4. Наконец он подвел таран к средней башне северной стены. Здесь притаился один мошенник-еврей по имени Кастор вместе с десятью другими ему подобными, в то время как все остальные бежали перед стрелами римских лучников. Некоторое время они сидели неподвижно, спрятавшись за защитными валами; когда же башня начала раскачиваться, они поднялись, и Кастор, простирая руки наподобие умоляющего, стал взывать к Цезарю и жалобным голосом молить его о пощаде. Тит по своему прямодушию поверил ему и в надежде, что евреи уже образумились, приостановил работу тарана, запретив своим лучникам стрелять в молящих, он велел Кастору говорить. Когда же тот пообещал спуститься и сдаться на милость победителя, Тит ответил, что приветствует его благоразумие, надеется, что все в городе уже пришли к подобному решению, и он, со своей стороны, готов взять на себя соответствующие обязательства перед городом. Пятеро из десяти вместе с Кастором лицемерно молили о пощаде, тогда как остальные пятеро кричали, что, пока у них есть возможность умереть свободными, они никогда не согласятся стать рабами римлян. Так они долгое время препирались друг с другом. Между тем наступление было приостановлено, Кастор же послал передать Шимону, что тот может пока спокойно совещаться о том, что ему следует предпринять, так как он еще долго будет водить за нос главу римлян.

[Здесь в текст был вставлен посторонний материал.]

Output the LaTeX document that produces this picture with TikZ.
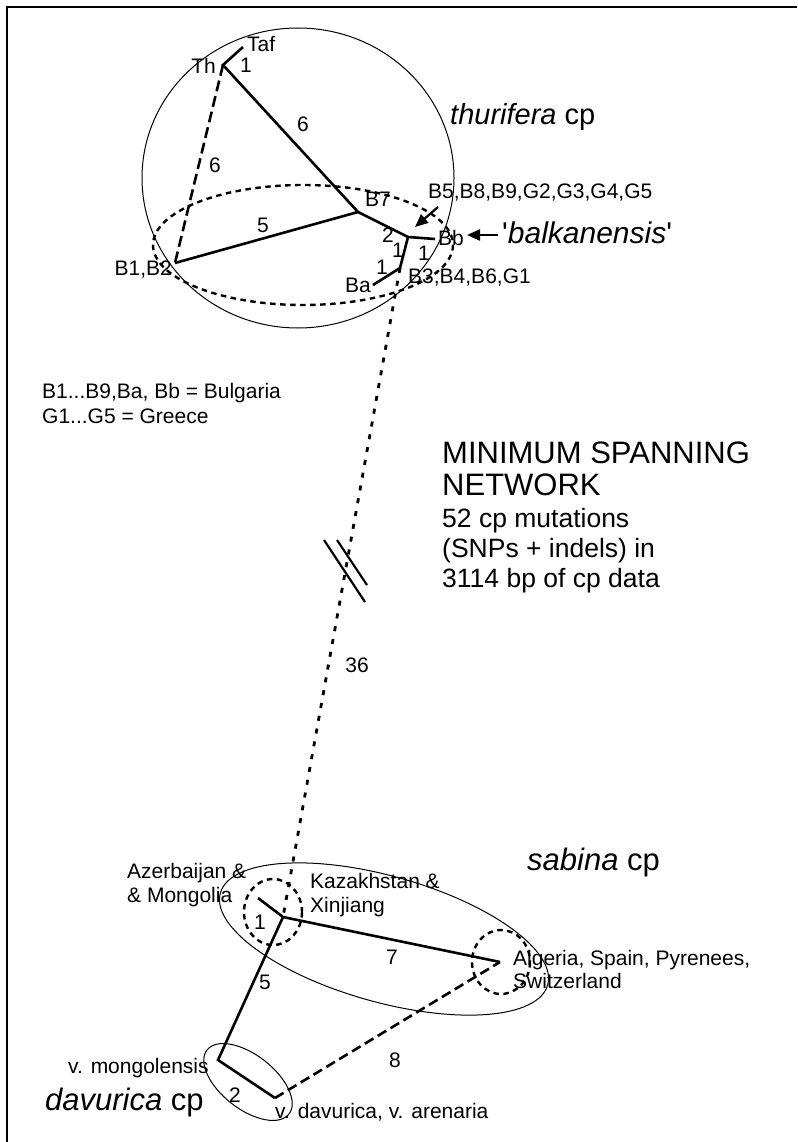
\documentclass[tikz,border=0pt]{standalone}
\usepackage{fontspec}
\setmainfont{Liberation Sans}
\usetikzlibrary{arrows.meta}
\begin{document}
\begin{tikzpicture}[x=1pt,y=-1pt,
 net/.style={line width=2.6pt},
 netdash/.style={line width=2.6pt, dash pattern=on 11pt off 5pt},
 netdashb/.style={line width=2.6pt, dash pattern=on 10pt off 5pt},
 dotln/.style={line width=2.8pt, dash pattern=on 5pt off 8pt},
 dotring/.style={line width=2.4pt, dash pattern=on 5.5pt off 4.5pt},
 hull/.style={line width=1pt},
 brk/.style={line width=2.2pt},
 lbl/.style={inner sep=0pt, font=\fontsize{21}{25}\selectfont},
 big/.style={inner sep=0pt, font=\fontsize{31}{33}\selectfont},
 mid/.style={inner sep=0pt, font=\fontsize{26.5}{30}\selectfont},
 grp/.style={inner sep=0pt, font=\fontsize{31}{34}\selectfont},
 ptr/.style={line width=2.2pt, -{Triangle[length=13pt,width=11pt]}}
]
\useasboundingbox (0,0) rectangle (797,1142);
\fill[white] (0,0) rectangle (797,1142);
\draw[line width=2.5pt] (7,1142) -- (7,7) -- (797,7);

% ---------- thurifera group ----------
\draw[hull] (298,178) ellipse [x radius=156, y radius=150];
\draw[dotring] (303,245) ellipse [x radius=150, y radius=60];

\coordinate (Th) at (223,65);
\coordinate (Taf) at (243,47);
\coordinate (B7) at (358,212);
\coordinate (B12) at (175,263);
\coordinate (J) at (408,237);
\coordinate (Bb) at (435,239);
\coordinate (K) at (400,268);
\coordinate (Ba) at (373,285);

\draw[net] (Taf) -- (Th) -- (B7) -- (B12);
\draw[netdash] (Th) -- (B12);
\draw[net] (B7) -- (J) -- (Bb);
\draw[net] (J) -- (K) -- (Ba);

\node[lbl, anchor=base east] (lTh) at (216,74) {Th};
\node[lbl, anchor=base west] (lTaf) at (247,52) {Taf};
\node[lbl, anchor=base west] (n1a) at (240,73) {1};
\node[lbl] (n6a) at (303,124) {6};
\node[lbl] (n6b) at (215,165) {6};
\node[lbl] (n5a) at (263,225) {5};
\node[lbl] (n2a) at (388,235) {2};
\node[lbl] (n1b) at (398,250) {1};
\node[lbl] (n1c) at (424,253) {1};
\node[lbl] (n1d) at (382,267) {1};
\node[lbl, anchor=base east] (lB12) at (172,275) {B1,B2};
\node[lbl, anchor=base west] (lB7) at (365,207) {B7};
\node[lbl, anchor=base west] (lBb) at (438,245) {Bb};
\node[lbl, anchor=base west] (lBa) at (345,292) {Ba};
\node[lbl, anchor=base west] (lB3) at (408,283) {B3;B4,B6,G1};
\node[lbl, anchor=base west] (lB5) at (428,198) {B5,B8,B9,G2,G3,G4,G5};
\node[grp, anchor=base west, font=\fontsize{30}{32}\selectfont] (lbalk) at (502,243) {\textquotesingle\textit{balkanensis}\textquotesingle};
\node[grp, anchor=base west, font=\fontsize{29}{32}\selectfont] (lthur) at (450,125) {\textit{thurifera} cp};

\coordinate (pa1) at (438,207);
\coordinate (pa2) at (415,227);
\draw[ptr] (pa1) -- (pa2);
\coordinate (pb1) at (498,235);
\coordinate (pb2) at (467,235);
\draw[ptr] (pb1) -- (pb2);

% ---------- legend and title ----------
\node[lbl, anchor=base west] (leg1) at (42,398) {B1...B9,Ba, Bb = Bulgaria};
\node[lbl, anchor=base west] (leg2) at (42,423) {G1...G5 = Greece};

\node[big, anchor=base west] (t1) at (442,463) {MINIMUM SPANNING};
\node[big, anchor=base west] (t2) at (442,495) {NETWORK};
\node[mid, anchor=base west] (t3) at (442,527) {52 cp mutations};
\node[mid, anchor=base west] (t4) at (442,557) {(SNPs + indels) in};
\node[mid, anchor=base west] (t5) at (442,587) {3114 bp of cp data};

% ---------- sabina group ----------
\coordinate (S) at (283,917);
\coordinate (Az) at (258,898);
\coordinate (A) at (500,962);
\coordinate (M) at (218,1060);
\coordinate (D) at (275,1098);

\draw[hull, rotate around={-15.7:(384,939)}] (384,939) ellipse [x radius=170, y radius=63];
\draw[hull, rotate around={-38:(248,1082)}] (248,1082) ellipse [x radius=52, y radius=27];
\draw[dotring] (273,912) ellipse [x radius=29, y radius=33];
\draw[dotring] (501,962) ellipse [x radius=29, y radius=32];

\draw[dotln] (K) -- (S);
\draw[brk] (324,540) -- (365,602);
\draw[brk] (337,540) -- (367,585);
\node[lbl] (n36) at (357,665) {36};

\draw[net] (Az) -- (S) -- (A);
\draw[net] (S) -- (M) -- (D);
\draw[netdashb] (D) -- (A);

\node[lbl] (n1e) at (260,922) {1};
\node[lbl] (n7) at (392,957) {7};
\node[lbl] (n5b) at (265,982) {5};
\node[lbl] (n8) at (395,1060) {8};
\node[lbl] (n2b) at (235,1095) {2};

\node[grp, anchor=base west] (lsab) at (527,870) {\textit{sabina} cp};
\node[lbl, anchor=base west] (lAz1) at (127,878) {Azerbaijan \&};
\node[lbl, anchor=base west] (lAz2) at (127,902) {\& Mongolia};
\node[lbl, anchor=base west] (lKz1) at (310,888) {Kazakhstan \&};
\node[lbl, anchor=base west] (lKz2) at (310,912) {Xinjiang};
\node[lbl, anchor=base west] (lAl1) at (513,965) {Algeria, Spain, Pyrenees,};
\node[lbl, anchor=base west] (lAl2) at (513,988) {Switzerland};
\node[lbl, anchor=base west] (lmon) at (68,1073) {v. mongolensis};
\node[grp, anchor=base west] (ldav) at (45,1110) {\textit{davurica} cp};
\node[lbl, anchor=base west] (ldv) at (275,1118) {v. davurica, v. arenaria};
\end{tikzpicture}
\end{document}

Даже отправляя это послание, он продолжал оставаться на виду у римлян и уговаривать несогласных сдаться. Наконец, те, словно будучи вне себя от негодования, воздели над валами обнаженные мечи и, ударив ими по своим щитам, упали, словно пронзенные насмерть. Решимость этих людей поразила Тита и всех, кто был с ним, изумлением — не будучи в состоянии видеть снизу все подробности происходящего, они восхищались их отвагой и сожалели об их участи.
Тут кто-то пустил стрелу, ранившую Кастора в лицо у носа; немедленно вынув стрелу, он показал ее Титу и стал жаловаться, что он-де страдает несправедливо. Сделав выговор стрелявшему, Тит послал находившегося тут же Йосефа пожать Кастору руку, закрепив тем самым его обязательство перед ним. Однако Йосеф, подозревавший недоброе, отказался идти и удерживал своих друзей, желавших пойти вместо него. Наконец вызвался один перебежчик, по имени Эней, а так как Кастор еще и приглашал кого-нибудь принять от него бывшие при нем деньги, то тот еще с большей готовностью подбежал и подставил свой плащ. Тогда Кастор поднял камень и бросил им в Энея, но, поскольку тот был настороже, не попал в него самого, а ранил одного приблизившегося вместе с ним воина. И тут Цезарь проник в его обман и понял, что жалость к врагу не приносит ничего, кроме вреда, тогда как суровость предохраняет от опасности стать жертвой козней. В гневе на то, что с ним проделали подобную шутку, он приказал еще более усилить удары тарана. Когда башня стала поддаваться, Кастор и его люди подожгли ее, а сами спрыгнули сквозь пламя в бывшее под ней тайное убежище, вновь поразив своей храбростью римлян, думавших, что они и в самом деле бросились в огонь.
VIII
1. Это и было то место, где, на пятый день после взятия первой стены, Тит завладел и второй. Евреи бежали от нее, и он в сопровождении тысячи тяжеловооруженных воинов, а также своего собственного отборного отряда вступил в ту часть Нового города, где жили торговцы шерстью и кузнецы, где находился платяной рынок и где улицы косо отходили от стены. И если бы он сразу по вступлении разрушил большую часть стены или, следуя закону войны, разграбил занятую часть города, то, мне думается, никакая неудача не омрачила бы победы. Но он тогда еще надеялся усовестить евреев тем, что не причиняет им зла, какой мог бы причинить, и потому не расширил проема в стене настолько, чтобы обеспечить себе беспрепятственное отступление. Ведь он и не подозревал, что те, кому он благодетельствует, будут строить против него козни! Более того — при вступлении в город он распорядился, чтобы его люди не убивали схваченных евреев и не поджигали домов, дал мятежникам возможность вести войну при том условии, что они не будут причинять вреда мирным гражданам, а последним обещал неприкосновенность их имущества. И все это он сделал потому, что более всего остального желал спасти для себя город, а для города — Храм.